Task to carry out: Reproduce all of the data below without alteration; exclude every picture.

Recorded information:
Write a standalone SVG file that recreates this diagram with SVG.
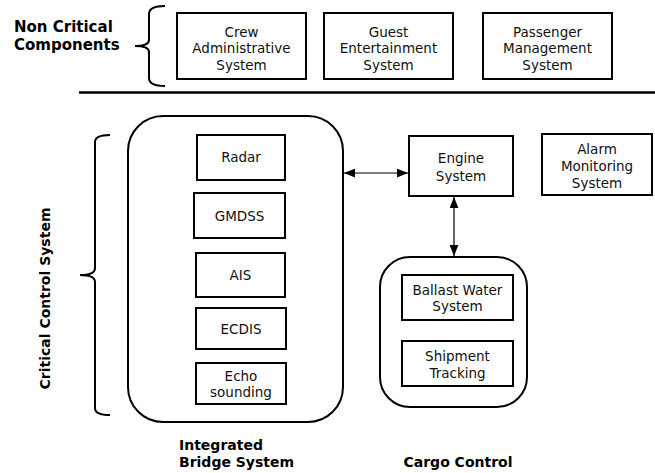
<svg xmlns="http://www.w3.org/2000/svg" width="655" height="473" viewBox="0 0 655 473">
<style>
.box{fill:#fff;stroke:#000;stroke-width:2}
.grp{fill:none;stroke:#000;stroke-width:2}
.t{font-family:"DejaVu Sans",sans-serif;font-size:13.5px;fill:#111;text-anchor:middle}
.b{font-family:"DejaVu Sans",sans-serif;font-size:14px;font-weight:bold;fill:#000}
.b15{font-size:15px}
.br{fill:none;stroke:#000;stroke-width:2}
.ln{stroke:#000;stroke-width:1.2;fill:none}
</style>
<defs>
<marker id="ah" viewBox="0 0 10 8" refX="10" refY="4" markerWidth="11" markerHeight="9" markerUnits="userSpaceOnUse" orient="auto-start-reverse">
<path d="M0,0 L10,4 L0,8 Z" fill="#000"/>
</marker>
</defs>
<rect width="655" height="473" fill="#fff"/>

<g id="label-noncritical">
<text class="b b15" x="14" y="32">Non Critical</text>
<text class="b b15" x="14" y="50">Components</text>
<path class="br" d="M165,6 Q149,6 149,14 L149,40 Q149,46 135,46 Q149,46 149,52 L149,78 Q149,86 165,86"/>
</g>

<g id="crew"><rect class="box" x="177" y="13" width="129" height="66"/>
<text class="t" x="241.5" y="37">Crew</text><text class="t" x="241.5" y="53">Administrative</text><text class="t" x="241.5" y="70">System</text></g>
<g id="guest"><rect class="box" x="324" y="13" width="129" height="66"/>
<text class="t" x="388.5" y="37">Guest</text><text class="t" x="388.5" y="53">Entertainment</text><text class="t" x="388.5" y="70">System</text></g>
<g id="passenger"><rect class="box" x="483" y="13" width="129" height="66"/>
<text class="t" x="547.5" y="37">Passenger</text><text class="t" x="547.5" y="53">Management</text><text class="t" x="547.5" y="70">System</text></g>

<line x1="79" y1="92.5" x2="655" y2="92.5" stroke="#000" stroke-width="2.5"/>

<g id="label-critical">
<text class="b" transform="translate(50,298.5) rotate(-90)" text-anchor="middle">Critical Control System</text>
<path class="br" d="M110,135 Q95,135 95,142 L95,268 Q95,275 80,275 Q95,275 95,282 L95,408 Q95,415 110,415"/>
</g>

<g id="ibs">
<rect class="grp" x="128" y="116" width="215" height="306" rx="35" ry="35"/>
<text class="b" x="179" y="450">Integrated</text>
<text class="b" x="179" y="467">Bridge System</text>
</g>
<g id="radar"><rect class="box" x="197" y="135" width="88" height="45"/><text class="t" x="241" y="162">Radar</text></g>
<g id="gmdss"><rect class="box" x="194" y="193" width="91" height="45"/><text class="t" x="239.5" y="221">GMDSS</text></g>
<g id="ais"><rect class="box" x="196" y="253" width="89" height="44"/><text class="t" x="240.5" y="280">AIS</text></g>
<g id="ecdis"><rect class="box" x="196" y="308" width="90" height="41"/><text class="t" x="241" y="334">ECDIS</text></g>
<g id="echo"><rect class="box" x="196" y="363" width="90" height="41"/><text class="t" x="241" y="381">Echo</text><text class="t" x="241" y="397">sounding</text></g>

<g id="engine"><rect class="box" x="409" y="136" width="104" height="60"/><text class="t" x="461" y="163">Engine</text><text class="t" x="461" y="181">System</text></g>
<g id="alarm"><rect class="box" x="542" y="134" width="110" height="61"/><text class="t" x="597" y="154">Alarm</text><text class="t" x="597" y="171">Monitoring</text><text class="t" x="597" y="188">System</text></g>

<g id="cargo">
<rect class="grp" x="380" y="257" width="147" height="150" rx="30" ry="30"/>
<text class="b" x="458" y="467" text-anchor="middle">Cargo Control</text>
</g>
<g id="ballast"><rect class="box" x="402" y="275" width="111" height="45"/><text class="t" x="457.5" y="295">Ballast Water</text><text class="t" x="457.5" y="311">System</text></g>
<g id="shipment"><rect class="box" x="402" y="341" width="111" height="45"/><text class="t" x="457.5" y="361">Shipment</text><text class="t" x="457.5" y="378">Tracking</text></g>

<g id="connectors">
<line class="ln" x1="344" y1="173" x2="408" y2="173" marker-start="url(#ah)" marker-end="url(#ah)"/>
<line class="ln" x1="454" y1="197" x2="454" y2="256" marker-start="url(#ah)" marker-end="url(#ah)"/>
</g>
</svg>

The response:
Write a standalone SVG file that recreates this diagram with SVG.
<svg xmlns="http://www.w3.org/2000/svg" width="655" height="473" viewBox="0 0 655 473">
<style>
.box{fill:#fff;stroke:#000;stroke-width:2}
.grp{fill:none;stroke:#000;stroke-width:2}
.t{font-family:"DejaVu Sans",sans-serif;font-size:13.5px;fill:#111;text-anchor:middle}
.b{font-family:"DejaVu Sans",sans-serif;font-size:14px;font-weight:bold;fill:#000}
.b15{font-size:15px}
.br{fill:none;stroke:#000;stroke-width:2}
.ln{stroke:#000;stroke-width:1.2;fill:none}
</style>
<defs>
<marker id="ah" viewBox="0 0 10 8" refX="10" refY="4" markerWidth="11" markerHeight="9" markerUnits="userSpaceOnUse" orient="auto-start-reverse">
<path d="M0,0 L10,4 L0,8 Z" fill="#000"/>
</marker>
</defs>
<rect width="655" height="473" fill="#fff"/>

<g id="label-noncritical">
<text class="b b15" x="14" y="32">Non Critical</text>
<text class="b b15" x="14" y="50">Components</text>
<path class="br" d="M165,6 Q149,6 149,14 L149,40 Q149,46 135,46 Q149,46 149,52 L149,78 Q149,86 165,86"/>
</g>

<g id="crew"><rect class="box" x="177" y="13" width="129" height="66"/>
<text class="t" x="241.5" y="37">Crew</text><text class="t" x="241.5" y="53">Administrative</text><text class="t" x="241.5" y="70">System</text></g>
<g id="guest"><rect class="box" x="324" y="13" width="129" height="66"/>
<text class="t" x="388.5" y="37">Guest</text><text class="t" x="388.5" y="53">Entertainment</text><text class="t" x="388.5" y="70">System</text></g>
<g id="passenger"><rect class="box" x="483" y="13" width="129" height="66"/>
<text class="t" x="547.5" y="37">Passenger</text><text class="t" x="547.5" y="53">Management</text><text class="t" x="547.5" y="70">System</text></g>

<line x1="79" y1="92.5" x2="655" y2="92.5" stroke="#000" stroke-width="2.5"/>

<g id="label-critical">
<text class="b" transform="translate(50,298.5) rotate(-90)" text-anchor="middle">Critical Control System</text>
<path class="br" d="M110,135 Q95,135 95,142 L95,268 Q95,275 80,275 Q95,275 95,282 L95,408 Q95,415 110,415"/>
</g>

<g id="ibs">
<rect class="grp" x="128" y="116" width="215" height="306" rx="35" ry="35"/>
<text class="b" x="179" y="450">Integrated</text>
<text class="b" x="179" y="467">Bridge System</text>
</g>
<g id="radar"><rect class="box" x="197" y="135" width="88" height="45"/><text class="t" x="241" y="162">Radar</text></g>
<g id="gmdss"><rect class="box" x="194" y="193" width="91" height="45"/><text class="t" x="239.5" y="221">GMDSS</text></g>
<g id="ais"><rect class="box" x="196" y="253" width="89" height="44"/><text class="t" x="240.5" y="280">AIS</text></g>
<g id="ecdis"><rect class="box" x="196" y="308" width="90" height="41"/><text class="t" x="241" y="334">ECDIS</text></g>
<g id="echo"><rect class="box" x="196" y="363" width="90" height="41"/><text class="t" x="241" y="381">Echo</text><text class="t" x="241" y="397">sounding</text></g>

<g id="engine"><rect class="box" x="409" y="136" width="104" height="60"/><text class="t" x="461" y="163">Engine</text><text class="t" x="461" y="181">System</text></g>
<g id="alarm"><rect class="box" x="542" y="134" width="110" height="61"/><text class="t" x="597" y="154">Alarm</text><text class="t" x="597" y="171">Monitoring</text><text class="t" x="597" y="188">System</text></g>

<g id="cargo">
<rect class="grp" x="380" y="257" width="147" height="150" rx="30" ry="30"/>
<text class="b" x="458" y="467" text-anchor="middle">Cargo Control</text>
</g>
<g id="ballast"><rect class="box" x="402" y="275" width="111" height="45"/><text class="t" x="457.5" y="295">Ballast Water</text><text class="t" x="457.5" y="311">System</text></g>
<g id="shipment"><rect class="box" x="402" y="341" width="111" height="45"/><text class="t" x="457.5" y="361">Shipment</text><text class="t" x="457.5" y="378">Tracking</text></g>

<g id="connectors">
<line class="ln" x1="344" y1="173" x2="408" y2="173" marker-start="url(#ah)" marker-end="url(#ah)"/>
<line class="ln" x1="454" y1="197" x2="454" y2="256" marker-start="url(#ah)" marker-end="url(#ah)"/>
</g>
</svg>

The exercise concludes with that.